Ich brauche eure Hilfe und zwar möchte ich gerne eine Rolltorsteuerung mit der Easy programmieren - kann mir jemand eine Variante zur Verfügung stellen ?
Die Schaltung ist für mich ganz privat, möchte weder damit Geld verdienen noch bei mir privat die steuerung installieren ! Betrachte es als schulische Maßnahme.
Also kann mir jemand eine Easy Steuerung , Rolltorsteurung mit Ampelanlage ... zur Verfügung stellen ?
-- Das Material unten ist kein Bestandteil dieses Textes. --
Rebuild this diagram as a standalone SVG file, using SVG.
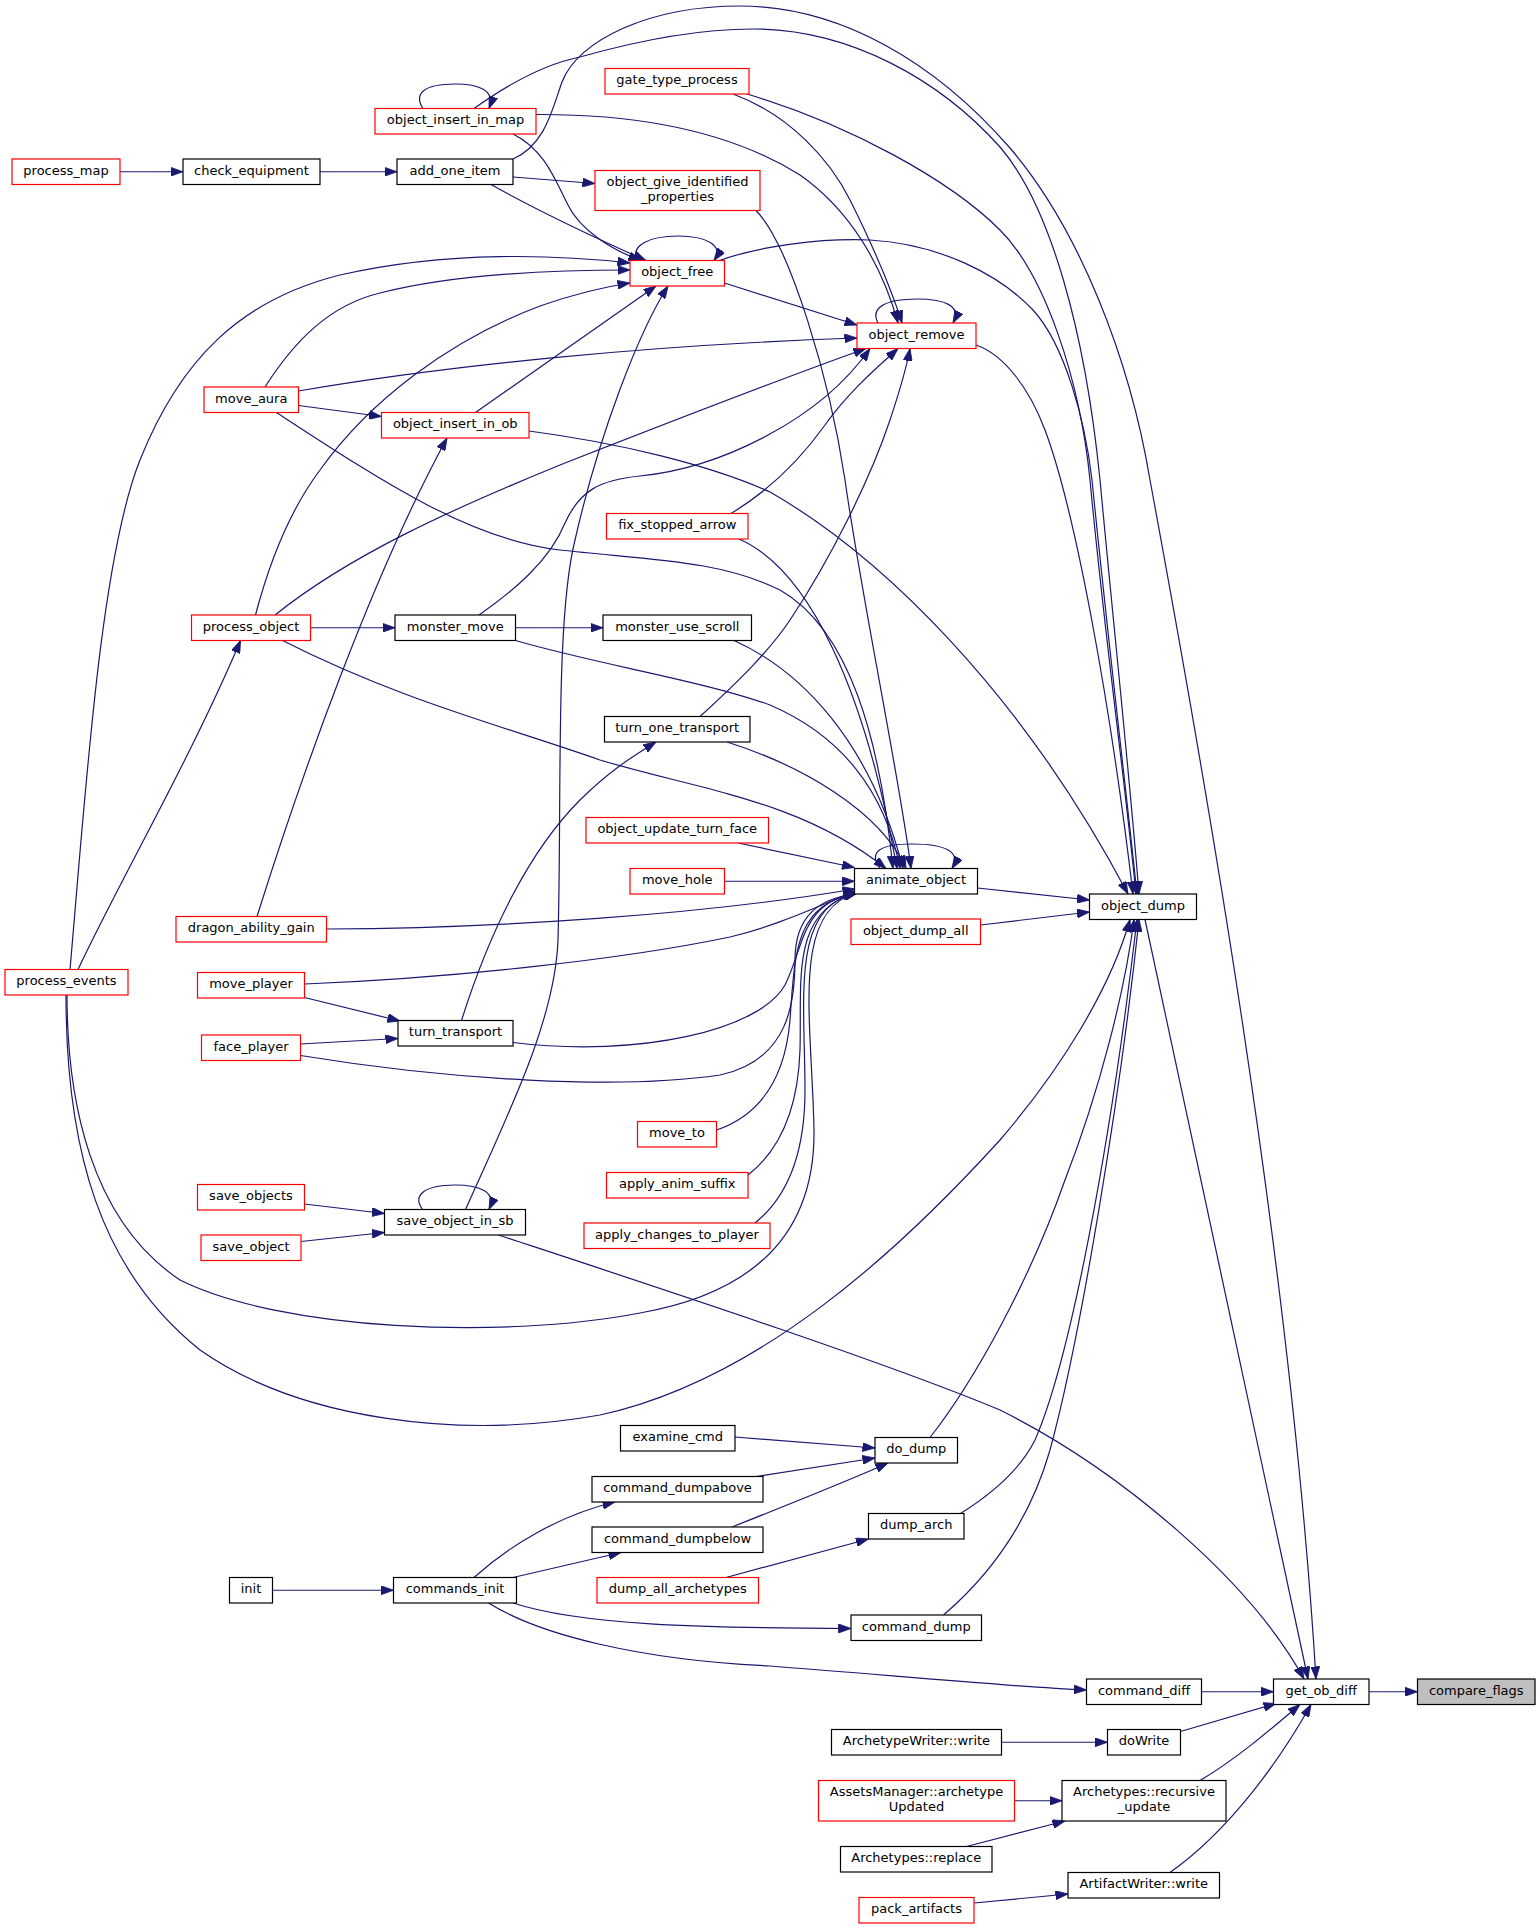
<svg xmlns="http://www.w3.org/2000/svg" width="1537" height="1929" viewBox="0 0 1537 1929">
<style>
.n rect{fill:#fff;stroke:#000;stroke-width:1.2}
.n.r rect{stroke:#f00}
.n.root rect{fill:#bfbfbf}
.n text{font-family:"DejaVu Sans",sans-serif;font-size:13px;text-anchor:middle;fill:#000}
#edges path{fill:none;stroke:#191970;stroke-width:1.2;marker-end:url(#ah)}
</style>
<defs>
<marker id="ah" viewBox="0 0 12.5 9" refX="12.5" refY="4.5" markerWidth="12.5" markerHeight="9" markerUnits="userSpaceOnUse" orient="auto">
<path d="M0,0 L12.5,4.5 L0,9 z" fill="#191970" stroke="#191970" stroke-width="0.8"/>
</marker>
</defs>
<rect x="0" y="0" width="1537" height="1929" fill="#fff"/>
<g id="edges">
<path d="M120,171.75 L183,171.75"/>
<path d="M320,171.75 L397,171.75"/>
<path d="M513,177 L595,183.5"/>
<path d="M491,184.5 C540,212 600,240 646,260.5"/>
<path d="M513,159 C545,145 552,110 562,82 C578,40 650,6 740,6 C840,6 935,62 1010,148 C1080,230 1130,360 1150,480 C1200,750 1290,1250 1316,1679"/>
<path d="M423,108.5 C413,93 425,84 455,84 C478,84 496,90 489,108.5"/>
<path d="M513,134 C545,150 555,180 568,205 C580,230 612,250 641,260.5"/>
<path d="M536,114.5 C620,114 720,125 800,175 C850,210 882,265 898,323"/>
<path d="M474,108.5 C500,90 540,65 580,57 C640,40 700,29 753,29 C850,29 940,80 1000,147 C1050,205 1085,330 1100,480 C1115,640 1130,780 1139,894"/>
<path d="M733,94 C790,115 830,160 850,200 C870,240 890,285 902,323"/>
<path d="M747,94 C850,125 950,180 1000,230 C1045,275 1080,380 1090,480 C1105,640 1125,780 1136,894"/>
<path d="M756,210.5 C790,245 830,380 845,480 C862,600 900,780 911,868.5"/>
<path d="M637,260.5 C630,245 650,236 678,236 C705,236 725,245 714,260.5"/>
<path d="M724.5,283 L857,325"/>
<path d="M719.5,260.5 C760,246 820,238 870,240 C940,244 1000,275 1033,310 C1065,345 1085,420 1092,480 C1108,640 1125,780 1137,894"/>
<path d="M878,323 C870,308 885,299 917,299 C945,299 962,306 953,323"/>
<path d="M976,345 C1005,355 1030,390 1045,430 C1075,510 1110,700 1133,894"/>
<path d="M265,387 C295,340 330,305 380,293 C450,275 550,270 630,270"/>
<path d="M298.5,391 C450,365 650,345 857,338"/>
<path d="M298.5,405.5 L381.5,416.5"/>
<path d="M276.5,412.5 C380,480 470,540 560,550 C650,560 720,560 780,590 C850,630 880,740 893,868.5"/>
<path d="M475.5,412.5 L656,286"/>
<path d="M529,431 C620,443 710,465 770,492 C880,555 1020,690 1128,894"/>
<path d="M255.5,615 C270,560 290,510 320,470 C370,400 450,340 540,306 C580,292 610,286 630,283"/>
<path d="M275,615 C350,555 450,510 560,465 C680,418 800,372 866,348.5"/>
<path d="M310.5,627.75 L395,627.75"/>
<path d="M282.5,640.5 C400,700 500,725 600,760 C700,790 800,800 886,868.5"/>
<path d="M515.5,627.75 L603,627.75"/>
<path d="M479,615 C515,590 550,560 565,523 C580,490 600,480 640,476 C720,468 820,420 870,348.5"/>
<path d="M515.5,640.5 C600,665 700,680 770,705 C840,735 885,790 900,868.5"/>
<path d="M734,640.5 C800,670 870,740 903,868.5"/>
<path d="M731,513.5 C770,490 800,460 825,425 C850,390 880,365 898,348.5"/>
<path d="M739,539 C810,570 865,690 897,868.5"/>
<path d="M700,716.5 C740,680 770,650 790,620 C830,560 870,480 890,420 C900,390 906,370 910,348.5"/>
<path d="M727,742 C800,765 880,810 906,868.5"/>
<path d="M738,843 L854.5,867.5"/>
<path d="M724.5,881.25 L854.5,881.25"/>
<path d="M257,916.5 C300,780 370,580 447,438"/>
<path d="M326.5,929 C500,928 700,915 855,889"/>
<path d="M880,868.5 C868,852 880,844 912,844 C945,844 962,852 952,868.5"/>
<path d="M977.5,888 L1089.5,900"/>
<path d="M980.5,925 L1089.5,912"/>
<path d="M70,969.5 C85,800 100,560 140,460 C180,360 240,300 340,275 C450,250 560,255 630,263"/>
<path d="M78,969.5 C120,880 190,760 240.5,640.5"/>
<path d="M67,995 C67,1100 90,1220 180,1280 C280,1330 500,1340 640,1313 C770,1290 815,1220 814,1130 C812,1020 790,910 857,893"/>
<path d="M66,995 C66,1150 100,1270 200,1350 C300,1420 460,1440 600,1415 C760,1380 900,1250 1000,1140 C1060,1070 1110,990 1130,919.5"/>
<path d="M304.5,997.5 L400,1021"/>
<path d="M304.5,984 C450,978 620,960 730,937 C780,925 820,905 856,891"/>
<path d="M461.5,1020.5 C490,930 530,850 580,800 C610,770 635,755 656,742"/>
<path d="M513,1042.5 C640,1058 760,1030 785,985 C805,945 800,905 856,892"/>
<path d="M300.5,1044 L398,1038.5"/>
<path d="M300.5,1055.5 C450,1080 620,1090 720,1075 C790,1060 795,1000 795,960 C795,915 820,898 856,894"/>
<path d="M716.5,1130 C760,1115 785,1080 790,1020 C795,950 795,905 857,893"/>
<path d="M748,1175 C780,1150 798,1110 800,1050 C802,980 790,910 857,893"/>
<path d="M755,1223 C790,1195 805,1150 805,1090 C805,1000 790,905 857,893"/>
<path d="M304.5,1204 L384.5,1213.5"/>
<path d="M301,1241.5 L384.5,1232.5"/>
<path d="M422.5,1209.5 C412,1195 425,1185 455,1185 C480,1185 497,1192 489,1209.5"/>
<path d="M465.5,1209.5 C510,1110 555,1020 558,940 C562,800 555,620 575,540 C600,430 640,330 668,286"/>
<path d="M498.5,1235 C650,1285 880,1360 1000,1410 C1120,1470 1250,1580 1304,1679"/>
<path d="M735,1437 L875,1448"/>
<path d="M756,1476.5 L875,1458"/>
<path d="M732,1527 C800,1500 850,1480 888,1463"/>
<path d="M930,1437.5 C975,1380 1030,1280 1065,1180 C1100,1090 1125,990 1134,919.5"/>
<path d="M960.5,1513.5 C990,1495 1020,1470 1035,1440 C1070,1360 1110,1150 1137,919.5"/>
<path d="M726,1577.5 L868.5,1539"/>
<path d="M272.5,1590.25 L393.5,1590.25"/>
<path d="M474,1577.5 C510,1545 560,1515 615,1502"/>
<path d="M513,1577.5 L621,1552.5"/>
<path d="M513,1603 C580,1625 700,1628 851,1628.5"/>
<path d="M488.5,1603 C540,1635 640,1660 770,1666 C900,1676 1000,1686 1086.5,1690"/>
<path d="M943.5,1615 C990,1575 1030,1520 1050,1450 C1080,1340 1120,1100 1139,919.5"/>
<path d="M1145,919.5 L1308,1679"/>
<path d="M1201.5,1691.75 L1273.5,1691.75"/>
<path d="M1369,1691.75 L1417.5,1691.75"/>
<path d="M1001.5,1742.25 L1107.5,1742.25"/>
<path d="M1180.5,1731.5 L1276,1703.5"/>
<path d="M1014.5,1800.75 L1062,1800.75"/>
<path d="M966.5,1846.5 L1065,1821"/>
<path d="M1200,1780.5 C1235,1760 1270,1730 1300,1704.5"/>
<path d="M1170,1872.5 C1230,1830 1280,1760 1311,1704.5"/>
<path d="M974,1903 L1068,1894"/>
</g>
<g id="node-process_map" class="n r"><rect x="12" y="159" width="108" height="25.5"/><text x="66" y="174.5">process_map</text></g>
<g id="node-check_equipment" class="n"><rect x="183" y="159" width="137" height="25.5"/><text x="251.5" y="174.5">check_equipment</text></g>
<g id="node-add_one_item" class="n"><rect x="397" y="159" width="116" height="25.5"/><text x="455" y="174.5">add_one_item</text></g>
<g id="node-object_insert_in_map" class="n r"><rect x="375" y="108.5" width="161" height="25.5"/><text x="455.5" y="124">object_insert_in_map</text></g>
<g id="node-gate_type_process" class="n r"><rect x="605" y="68.5" width="144" height="25.5"/><text x="677" y="84">gate_type_process</text></g>
<g id="node-object_give_identified_properties" class="n r"><rect x="595" y="170.5" width="165" height="40"/><text x="677.5" y="186">object_give_identified</text><text x="677.5" y="200.5">_properties</text></g>
<g id="node-object_free" class="n r"><rect x="630" y="260.5" width="94.5" height="25.5"/><text x="677.25" y="276">object_free</text></g>
<g id="node-object_remove" class="n r"><rect x="857" y="323" width="119" height="25.5"/><text x="916.5" y="338.5">object_remove</text></g>
<g id="node-move_aura" class="n r"><rect x="204" y="387" width="94.5" height="25.5"/><text x="251.25" y="402.5">move_aura</text></g>
<g id="node-object_insert_in_ob" class="n r"><rect x="381.5" y="412.5" width="147.5" height="25.5"/><text x="455.25" y="428">object_insert_in_ob</text></g>
<g id="node-fix_stopped_arrow" class="n r"><rect x="606.5" y="513.5" width="141.5" height="25.5"/><text x="677.25" y="529">fix_stopped_arrow</text></g>
<g id="node-process_object" class="n r"><rect x="191.5" y="615" width="119" height="25.5"/><text x="251" y="630.5">process_object</text></g>
<g id="node-monster_move" class="n"><rect x="395" y="615" width="120.5" height="25.5"/><text x="455.25" y="630.5">monster_move</text></g>
<g id="node-monster_use_scroll" class="n"><rect x="603" y="615" width="148.5" height="25.5"/><text x="677.25" y="630.5">monster_use_scroll</text></g>
<g id="node-turn_one_transport" class="n"><rect x="604.5" y="716.5" width="145.5" height="25.5"/><text x="677.25" y="732">turn_one_transport</text></g>
<g id="node-object_update_turn_face" class="n r"><rect x="586" y="817.5" width="182.5" height="25.5"/><text x="677.25" y="833">object_update_turn_face</text></g>
<g id="node-move_hole" class="n r"><rect x="630" y="868.5" width="94.5" height="25.5"/><text x="677.25" y="884">move_hole</text></g>
<g id="node-animate_object" class="n"><rect x="854.5" y="868.5" width="123" height="25.5"/><text x="916" y="884">animate_object</text></g>
<g id="node-object_dump" class="n"><rect x="1089.5" y="894" width="107" height="25.5"/><text x="1143" y="909.5">object_dump</text></g>
<g id="node-object_dump_all" class="n r"><rect x="851" y="919" width="129.5" height="25.5"/><text x="915.75" y="934.5">object_dump_all</text></g>
<g id="node-dragon_ability_gain" class="n r"><rect x="176" y="916.5" width="150.5" height="25.5"/><text x="251.25" y="932">dragon_ability_gain</text></g>
<g id="node-process_events" class="n r"><rect x="5" y="969.5" width="123" height="25.5"/><text x="66.5" y="985">process_events</text></g>
<g id="node-move_player" class="n r"><rect x="197.5" y="972.5" width="107" height="25.5"/><text x="251" y="988">move_player</text></g>
<g id="node-turn_transport" class="n"><rect x="398" y="1020.5" width="115" height="25.5"/><text x="455.5" y="1036">turn_transport</text></g>
<g id="node-face_player" class="n r"><rect x="201.5" y="1035" width="99" height="25.5"/><text x="251" y="1050.5">face_player</text></g>
<g id="node-move_to" class="n r"><rect x="637.5" y="1121.5" width="79" height="25.5"/><text x="677" y="1137">move_to</text></g>
<g id="node-apply_anim_suffix" class="n r"><rect x="606.5" y="1172.5" width="141.5" height="25.5"/><text x="677.25" y="1188">apply_anim_suffix</text></g>
<g id="node-save_objects" class="n r"><rect x="197.5" y="1184.5" width="107" height="25.5"/><text x="251" y="1200">save_objects</text></g>
<g id="node-apply_changes_to_player" class="n r"><rect x="584" y="1223" width="186" height="25.5"/><text x="677" y="1238.5">apply_changes_to_player</text></g>
<g id="node-save_object_in_sb" class="n"><rect x="384.5" y="1209.5" width="141" height="25.5"/><text x="455" y="1225">save_object_in_sb</text></g>
<g id="node-save_object" class="n r"><rect x="201" y="1235" width="100" height="25.5"/><text x="251" y="1250.5">save_object</text></g>
<g id="node-examine_cmd" class="n"><rect x="620.5" y="1425.5" width="114.5" height="25.5"/><text x="677.75" y="1441">examine_cmd</text></g>
<g id="node-do_dump" class="n"><rect x="875" y="1437.5" width="82.5" height="25.5"/><text x="916.25" y="1453">do_dump</text></g>
<g id="node-command_dumpabove" class="n"><rect x="592" y="1476.5" width="171" height="25.5"/><text x="677.5" y="1492">command_dumpabove</text></g>
<g id="node-dump_arch" class="n"><rect x="868.5" y="1513.5" width="95.5" height="25.5"/><text x="916.25" y="1529">dump_arch</text></g>
<g id="node-command_dumpbelow" class="n"><rect x="592" y="1527" width="171" height="25.5"/><text x="677.5" y="1542.5">command_dumpbelow</text></g>
<g id="node-init" class="n"><rect x="229.5" y="1577.5" width="43" height="25.5"/><text x="251" y="1593">init</text></g>
<g id="node-commands_init" class="n"><rect x="393.5" y="1577.5" width="123" height="25.5"/><text x="455" y="1593">commands_init</text></g>
<g id="node-dump_all_archetypes" class="n r"><rect x="597" y="1577.5" width="161.5" height="25.5"/><text x="677.75" y="1593">dump_all_archetypes</text></g>
<g id="node-command_dump" class="n"><rect x="851" y="1615" width="130.5" height="25.5"/><text x="916.25" y="1630.5">command_dump</text></g>
<g id="node-command_diff" class="n"><rect x="1086.5" y="1679" width="115" height="25.5"/><text x="1144" y="1694.5">command_diff</text></g>
<g id="node-get_ob_diff" class="n"><rect x="1273.5" y="1679" width="95.5" height="25.5"/><text x="1321.25" y="1694.5">get_ob_diff</text></g>
<g id="node-compare_flags" class="n root"><rect x="1417.5" y="1679" width="117.5" height="25.5"/><text x="1476.25" y="1694.5">compare_flags</text></g>
<g id="node-ArchetypeWriter_write" class="n"><rect x="831.5" y="1729.5" width="170" height="25.5"/><text x="916.5" y="1745">ArchetypeWriter::write</text></g>
<g id="node-doWrite" class="n"><rect x="1107.5" y="1729.5" width="73" height="25.5"/><text x="1144" y="1745">doWrite</text></g>
<g id="node-AssetsManager_archetypeUpdated" class="n r"><rect x="818.5" y="1780.5" width="196" height="40.5"/><text x="916.5" y="1796">AssetsManager::archetype</text><text x="916.5" y="1811">Updated</text></g>
<g id="node-Archetypes_recursive_update" class="n"><rect x="1062" y="1780.5" width="164" height="40.5"/><text x="1144" y="1796">Archetypes::recursive</text><text x="1144" y="1811">_update</text></g>
<g id="node-Archetypes_replace" class="n"><rect x="840.5" y="1846.5" width="151.5" height="25.5"/><text x="916.25" y="1862">Archetypes::replace</text></g>
<g id="node-ArtifactWriter_write" class="n"><rect x="1068" y="1872.5" width="151.5" height="25.5"/><text x="1143.75" y="1888">ArtifactWriter::write</text></g>
<g id="node-pack_artifacts" class="n r"><rect x="859" y="1897.5" width="115" height="25.5"/><text x="916.5" y="1913">pack_artifacts</text></g>
</svg>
Gerne auch per PN anschreiben ! 

Holiday


----------



## Steve81 (6 Februar 2008)

Hallo, irgendwie werde ich aus deiner Anfrage nicht schlau! (Vielleicht liegts auch an mir)

Was suchst du eigentlich?

Eine Aufgabe? Eine Lösung? Eine Easy Steuerung? Ein Rolltor?


----------



## Holiday (6 Februar 2008)

okay  

zum Beispiel die Musteraufgabe von KlöcknerMoeller ftp://ftp.moeller.net/EASY/DOCUMENTATION/t025d.pdf (Rolltorsteuerung)

ciao
holiday


----------



## Steve81 (6 Februar 2008)

Ich weiß leider immer noch nicht genau was du willst! Eine ähnliche Aufgabe oder eine Lösung für diese Aufgabe???


----------



## vierlagig (6 Februar 2008)

Steve81 schrieb:


> Ich weiß leider immer noch nicht genau was du willst! Eine ähnliche Aufgabe oder eine Lösung für diese Aufgabe???



haben das grad im chat geklärt, er wollte eine lösung für die übung um zu wissen ob es sich lohnt, daran zu arbeiten  ...naja, nich ganz so, jedenfalls macht er es jetzt selberst und fragt wenn er nicht weiterkommt ... hatte allerdings erst mit nominierung drohen müßen


----------



## Steve81 (6 Februar 2008)

vierlagig schrieb:


> hatte allerdings erst mit nominierung drohen müßen


 
Oh, dann bin ich dir leider schon zuvor gekommen! nominierung


----------